Politicians like corporate taxes because they want to be seen to be shifting the burden of taxation away from ordinary people and onto big business.

As a result, profit taxes make up just over a quarter of the Hong Kong government's revenues, by far the biggest contributor to the city's coffers (see the second chart).

The problem is that when it comes to tax, companies are just a convenient legal fiction. They don't really exist, and they don't really pay taxes. Ultimately only people pay taxes.

That's fine, you are probably thinking. The people who end up shouldering the burden of corporate taxes are their shareholders. And the richer they are, the more shares they own, so the more tax they pay. That seems fair enough.

Unfortunately, things don't quite work out like that.

To see why, imagine the Hong Kong government were suddenly to double the profit tax from 16.5 per cent to 33 per cent. Company bosses would face a choice. They could accept a lower post-tax profit, meaning that shareholders would pay the extra, either in the shape of reduced dividends or in the form of lower retained earnings, which would erode the scope for future investment and eat into the value of the company.

Alternatively, they could try to boost pre-tax profits in order to keep their net income steady. That would entail either boosting revenues, which would mean putting up prices, or cutting costs, which would mean slashing wage bills. Either their customers or their employees would foot the bill.
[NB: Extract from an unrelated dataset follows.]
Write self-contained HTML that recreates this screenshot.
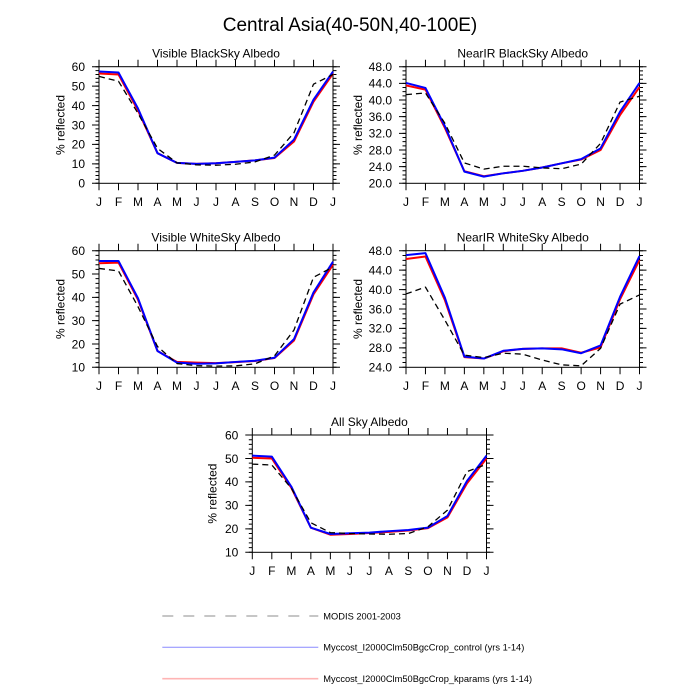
<!DOCTYPE html>
<html><head><meta charset="utf-8"><style>
html,body{margin:0;padding:0;background:#fff;}
svg{display:block;font-family:"Liberation Sans",sans-serif;}
</style></head><body>
<svg width="700" height="700" viewBox="0 0 700 700" xmlns="http://www.w3.org/2000/svg">
<rect width="700" height="700" fill="#fff"/>
<text x="350" y="31" font-size="19" text-anchor="middle">Central Asia(40-50N,40-100E)</text>

<!-- TL -->
<g stroke="#000" fill="none">
<rect x="99" y="66.7" width="234" height="116.6" stroke-width="1"/>
<line x1="97.25" y1="183.8" x2="97.25" y2="66.2" stroke-width="3.5" stroke-dasharray="1 2.887"/>
<line x1="95.5" y1="183.8" x2="95.5" y2="66.2" stroke-width="7" stroke-dasharray="1 18.433"/>
<line x1="334.75" y1="183.8" x2="334.75" y2="66.2" stroke-width="3.5" stroke-dasharray="1 2.887"/>
<line x1="336.5" y1="183.8" x2="336.5" y2="66.2" stroke-width="7" stroke-dasharray="1 18.433"/>
<line x1="98.5" y1="186.8" x2="333.5" y2="186.8" stroke-width="7" stroke-dasharray="1 18.5"/>
<line x1="98.5" y1="63.2" x2="333.5" y2="63.2" stroke-width="7" stroke-dasharray="1 18.5"/>
</g>
<g transform="translate(99,183.3) scale(19.5,-1.9433)" fill="none" stroke-linejoin="round">
<polyline vector-effect="non-scaling-stroke" stroke="#ff0000" stroke-width="2" points="0,56.5 1,56 2,37.5 3,15.5 4,10.5 5,10 6,10.3 7,11 8,11.8 9,13 10,21.5 11,42 12,56.5"/>
<polyline vector-effect="non-scaling-stroke" stroke="#0000ff" stroke-width="2" points="0,57.5 1,57 2,38.5 3,15.5 4,10.5 5,10 6,10.3 7,11 8,11.8 9,13.2 10,22.5 11,43 12,57.5"/>
<polyline vector-effect="non-scaling-stroke" stroke="#000" stroke-width="1.3" stroke-dasharray="6 4" points="0,55 1,52.5 2,36 3,18 4,10.5 5,9.5 6,9.3 7,9.8 8,11 9,14.5 10,26 11,51 12,56"/>
</g>
<g font-size="12">
<text x="216" y="57.5" text-anchor="middle">Visible BlackSky Albedo</text>
<g text-anchor="end">
<text x="85" y="187.6">0</text><text x="85" y="168.2">10</text><text x="85" y="148.7">20</text><text x="85" y="129.3">30</text><text x="85" y="109.9">40</text><text x="85" y="90.4">50</text><text x="85" y="71">60</text>
</g>
<g text-anchor="middle">
<text x="99" y="206">J</text><text x="118.5" y="206">F</text><text x="138" y="206">M</text><text x="157.5" y="206">A</text><text x="177" y="206">M</text><text x="196.5" y="206">J</text><text x="216" y="206">J</text><text x="235.5" y="206">A</text><text x="255" y="206">S</text><text x="274.5" y="206">O</text><text x="294" y="206">N</text><text x="313.5" y="206">D</text><text x="333" y="206">J</text>
</g>
<text transform="translate(64.5,125) rotate(-90)" text-anchor="middle">% reflected</text>
</g>

<!-- TR -->
<g stroke="#000" fill="none">
<rect x="406" y="66.7" width="233.5" height="116.6" stroke-width="1"/>
<line x1="404.25" y1="183.8" x2="404.25" y2="66.2" stroke-width="3.5" stroke-dasharray="1 3.1643"/>
<line x1="402.5" y1="183.8" x2="402.5" y2="66.2" stroke-width="7" stroke-dasharray="1 15.657"/>
<line x1="641.25" y1="183.8" x2="641.25" y2="66.2" stroke-width="3.5" stroke-dasharray="1 3.1643"/>
<line x1="643" y1="183.8" x2="643" y2="66.2" stroke-width="7" stroke-dasharray="1 15.657"/>
<line x1="405.5" y1="186.8" x2="640" y2="186.8" stroke-width="7" stroke-dasharray="1 18.458"/>
<line x1="405.5" y1="63.2" x2="640" y2="63.2" stroke-width="7" stroke-dasharray="1 18.458"/>
</g>
<g transform="translate(406,183.3) scale(19.458,-4.1643)" fill="none" stroke-linejoin="round">
<polyline vector-effect="non-scaling-stroke" stroke="#ff0000" stroke-width="2" points="0,23.5 1,22.5 2,13.3 3,2.9 4,1.7 5,2.4 6,3.0 7,3.8 8,4.8 9,5.7 10,8.0 11,16.4 12,23.1"/>
<polyline vector-effect="non-scaling-stroke" stroke="#0000ff" stroke-width="2" points="0,24.1 1,22.9 2,13.7 3,2.8 4,1.6 5,2.4 6,3.0 7,3.8 8,4.8 9,5.8 10,8.4 11,17.2 12,24.1"/>
<polyline vector-effect="non-scaling-stroke" stroke="#000" stroke-width="1.3" stroke-dasharray="6 4" points="0,21.3 1,21.7 2,14.4 3,4.9 4,3.4 5,4.1 6,4.1 7,3.7 8,3.5 9,4.6 10,9.6 11,19.5 12,20.9"/>
</g>
<g font-size="12">
<text x="522.75" y="57.5" text-anchor="middle">NearIR BlackSky Albedo</text>
<g text-anchor="end">
<text x="392" y="187.6">20.0</text><text x="392" y="170.9">24.0</text><text x="392" y="154.3">28.0</text><text x="392" y="137.6">32.0</text><text x="392" y="121">36.0</text><text x="392" y="104.3">40.0</text><text x="392" y="87.7">44.0</text><text x="392" y="71">48.0</text>
</g>
<g text-anchor="middle">
<text x="406" y="206">J</text><text x="425.46" y="206">F</text><text x="444.92" y="206">M</text><text x="464.37" y="206">A</text><text x="483.83" y="206">M</text><text x="503.29" y="206">J</text><text x="522.75" y="206">J</text><text x="542.21" y="206">A</text><text x="561.67" y="206">S</text><text x="581.12" y="206">O</text><text x="600.58" y="206">N</text><text x="620.04" y="206">D</text><text x="639.5" y="206">J</text>
</g>
<text transform="translate(362,125) rotate(-90)" text-anchor="middle">% reflected</text>
</g>

<!-- ML -->
<g stroke="#000" fill="none">
<rect x="99" y="250.7" width="234" height="116.6" stroke-width="1"/>
<line x1="97.25" y1="367.8" x2="97.25" y2="250.2" stroke-width="3.5" stroke-dasharray="1 3.664"/>
<line x1="95.5" y1="367.8" x2="95.5" y2="250.2" stroke-width="7" stroke-dasharray="1 22.32"/>
<line x1="334.75" y1="367.8" x2="334.75" y2="250.2" stroke-width="3.5" stroke-dasharray="1 3.664"/>
<line x1="336.5" y1="367.8" x2="336.5" y2="250.2" stroke-width="7" stroke-dasharray="1 22.32"/>
<line x1="98.5" y1="370.8" x2="333.5" y2="370.8" stroke-width="7" stroke-dasharray="1 18.5"/>
<line x1="98.5" y1="247.2" x2="333.5" y2="247.2" stroke-width="7" stroke-dasharray="1 18.5"/>
</g>
<g transform="translate(99,367.3) scale(19.5,-2.332)" fill="none" stroke-linejoin="round">
<polyline vector-effect="non-scaling-stroke" stroke="#ff0000" stroke-width="2" points="0,44.6 1,44.9 2,29 3,7 4,2.3 5,2 6,1.8 7,2.2 8,2.7 9,4 10,11.5 11,31.3 12,44"/>
<polyline vector-effect="non-scaling-stroke" stroke="#0000ff" stroke-width="2" points="0,45.6 1,45.6 2,29.6 3,7 4,2 5,1.5 6,1.7 7,2.3 8,2.8 9,4.1 10,12.1 11,32.1 12,45.3"/>
<polyline vector-effect="non-scaling-stroke" stroke="#000" stroke-width="1.3" stroke-dasharray="6 4" points="0,42.4 1,41.3 2,26 3,8.9 4,1.6 5,0.7 6,0.5 7,0.6 8,1.5 9,4.9 10,16 11,38.6 12,43"/>
</g>
<g font-size="12">
<text x="216" y="241.5" text-anchor="middle">Visible WhiteSky Albedo</text>
<g text-anchor="end">
<text x="85" y="371.6">10</text><text x="85" y="348.3">20</text><text x="85" y="325">30</text><text x="85" y="301.6">40</text><text x="85" y="278.3">50</text><text x="85" y="255">60</text>
</g>
<g text-anchor="middle">
<text x="99" y="390">J</text><text x="118.5" y="390">F</text><text x="138" y="390">M</text><text x="157.5" y="390">A</text><text x="177" y="390">M</text><text x="196.5" y="390">J</text><text x="216" y="390">J</text><text x="235.5" y="390">A</text><text x="255" y="390">S</text><text x="274.5" y="390">O</text><text x="294" y="390">N</text><text x="313.5" y="390">D</text><text x="333" y="390">J</text>
</g>
<text transform="translate(64.5,309) rotate(-90)" text-anchor="middle">% reflected</text>
</g>

<!-- MR -->
<g stroke="#000" fill="none">
<rect x="406" y="250.7" width="233.5" height="116.6" stroke-width="1"/>
<line x1="404.25" y1="367.8" x2="404.25" y2="250.2" stroke-width="3.5" stroke-dasharray="1 3.8583"/>
<line x1="402.5" y1="367.8" x2="402.5" y2="250.2" stroke-width="7" stroke-dasharray="1 18.433"/>
<line x1="641.25" y1="367.8" x2="641.25" y2="250.2" stroke-width="3.5" stroke-dasharray="1 3.8583"/>
<line x1="643" y1="367.8" x2="643" y2="250.2" stroke-width="7" stroke-dasharray="1 18.433"/>
<line x1="405.5" y1="370.8" x2="640" y2="370.8" stroke-width="7" stroke-dasharray="1 18.458"/>
<line x1="405.5" y1="247.2" x2="640" y2="247.2" stroke-width="7" stroke-dasharray="1 18.458"/>
</g>
<g transform="translate(406,367.3) scale(19.458,-4.8583)" fill="none" stroke-linejoin="round">
<polyline vector-effect="non-scaling-stroke" stroke="#ff0000" stroke-width="2" points="0,22.3 1,22.8 2,13.8 3,2.1 4,1.8 5,3.3 6,3.8 7,3.9 8,3.9 9,3.0 10,4.1 11,14 12,22.1"/>
<polyline vector-effect="non-scaling-stroke" stroke="#0000ff" stroke-width="2" points="0,23.1 1,23.5 2,14.3 3,2.2 4,1.8 5,3.4 6,3.8 7,3.9 8,3.7 9,2.9 10,4.5 11,14.5 12,22.9"/>
<polyline vector-effect="non-scaling-stroke" stroke="#000" stroke-width="1.3" stroke-dasharray="6 4" points="0,15.1 1,16.5 2,9.7 3,2.5 4,2 5,2.9 6,2.7 7,1.5 8,0.5 9,0.3 10,3.9 11,13 12,14.9"/>
</g>
<g font-size="12">
<text x="522.75" y="241.5" text-anchor="middle">NearIR WhiteSky Albedo</text>
<g text-anchor="end">
<text x="392" y="371.6">24.0</text><text x="392" y="352.2">28.0</text><text x="392" y="332.7">32.0</text><text x="392" y="313.3">36.0</text><text x="392" y="293.9">40.0</text><text x="392" y="274.4">44.0</text><text x="392" y="255">48.0</text>
</g>
<g text-anchor="middle">
<text x="406" y="390">J</text><text x="425.46" y="390">F</text><text x="444.92" y="390">M</text><text x="464.37" y="390">A</text><text x="483.83" y="390">M</text><text x="503.29" y="390">J</text><text x="522.75" y="390">J</text><text x="542.21" y="390">A</text><text x="561.67" y="390">S</text><text x="581.12" y="390">O</text><text x="600.58" y="390">N</text><text x="620.04" y="390">D</text><text x="639.5" y="390">J</text>
</g>
<text transform="translate(362,309) rotate(-90)" text-anchor="middle">% reflected</text>
</g>

<!-- Bottom -->
<g stroke="#000" fill="none">
<rect x="252.3" y="435" width="234.2" height="117.3" stroke-width="1"/>
<line x1="250.55" y1="552.8" x2="250.55" y2="434.5" stroke-width="3.5" stroke-dasharray="1 3.692"/>
<line x1="248.8" y1="552.8" x2="248.8" y2="434.5" stroke-width="7" stroke-dasharray="1 22.46"/>
<line x1="488.25" y1="552.8" x2="488.25" y2="434.5" stroke-width="3.5" stroke-dasharray="1 3.692"/>
<line x1="490" y1="552.8" x2="490" y2="434.5" stroke-width="7" stroke-dasharray="1 22.46"/>
<line x1="251.8" y1="555.8" x2="487" y2="555.8" stroke-width="7" stroke-dasharray="1 18.517"/>
<line x1="251.8" y1="431.5" x2="487" y2="431.5" stroke-width="7" stroke-dasharray="1 18.517"/>
</g>
<g transform="translate(252.3,552.3) scale(19.517,-2.346)" fill="none" stroke-linejoin="round">
<polyline vector-effect="non-scaling-stroke" stroke="#ff0000" stroke-width="2" points="0,40.3 1,40 2,27.5 3,10.5 4,7.5 5,7.8 6,8.2 7,8.7 8,9.3 9,10.3 10,14.9 11,29.4 12,40"/>
<polyline vector-effect="non-scaling-stroke" stroke="#0000ff" stroke-width="2" points="0,41.2 1,40.8 2,28 3,10.5 4,7.8 5,8.1 6,8.4 7,9 8,9.5 9,10.5 10,15.5 11,30.4 12,41.2"/>
<polyline vector-effect="non-scaling-stroke" stroke="#000" stroke-width="1.3" stroke-dasharray="6 4" points="0,37.6 1,37.2 2,27.3 3,12.6 4,8.4 5,8 6,7.8 7,7.7 8,8 9,10.9 10,18 11,34.4 12,37.5"/>
</g>
<g font-size="12">
<text x="369.4" y="425.8" text-anchor="middle">All Sky Albedo</text>
<g text-anchor="end">
<text x="238.3" y="556.6">10</text><text x="238.3" y="533.1">20</text><text x="238.3" y="509.7">30</text><text x="238.3" y="486.2">40</text><text x="238.3" y="462.8">50</text><text x="238.3" y="439.3">60</text>
</g>
<g text-anchor="middle">
<text x="252.3" y="575">J</text><text x="271.82" y="575">F</text><text x="291.33" y="575">M</text><text x="310.85" y="575">A</text><text x="330.37" y="575">M</text><text x="349.89" y="575">J</text><text x="369.4" y="575">J</text><text x="388.92" y="575">A</text><text x="408.44" y="575">S</text><text x="427.95" y="575">O</text><text x="447.47" y="575">N</text><text x="466.99" y="575">D</text><text x="486.5" y="575">J</text>
</g>
<text transform="translate(216.5,493.6) rotate(-90)" text-anchor="middle">% reflected</text>
</g>

<!-- Legend -->
<line x1="162.3" y1="616" x2="318.3" y2="616" stroke="#b4b4b4" stroke-width="1.6" stroke-dasharray="11 10"/>
<line x1="162.3" y1="647.3" x2="318.3" y2="647.3" stroke="#8a8aff" stroke-width="1"/>
<line x1="162.3" y1="678.7" x2="318.3" y2="678.7" stroke="#ffb4b4" stroke-width="1.6"/>
<g font-size="9.3" fill="#000">
<text x="323.3" y="619.3">MODIS 2001-2003</text>
<text x="323.3" y="650.6">Myccost_I2000Clm50BgcCrop_control (yrs 1-14)</text>
<text x="323.3" y="682">Myccost_I2000Clm50BgcCrop_kparams (yrs 1-14)</text>
</g>
</svg>
</body></html>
It's not hard to guess who would get lumped with the cost. In Hong Kong, capital is highly mobile. If shareholders don't like the prospect of reduced dividends, they go elsewhere.

In contrast, customers and employees move less easily, and face costs and risks when they switch companies.

As a result, it is not shareholders, but customers and workers who end up shouldering most of the burden of the profits tax.

The solution, believe tax reformers like our property company chairman, is not to tax companies on the profits they make, but rather on the income they distribute to their shareholders.

In effect this would mean scrapping the profits tax and replacing it with a dividend tax, to be collected at source and remitted to the government by the company itself.

This, argue supporters, would shift the tax burden away from customers and employees and onto shareholders, while simplifying the tax system, encouraging corporate investment and reducing the opportunities for tax avoidance.

They might well have a valid point. But it would take a bold government indeed to implement their proposal.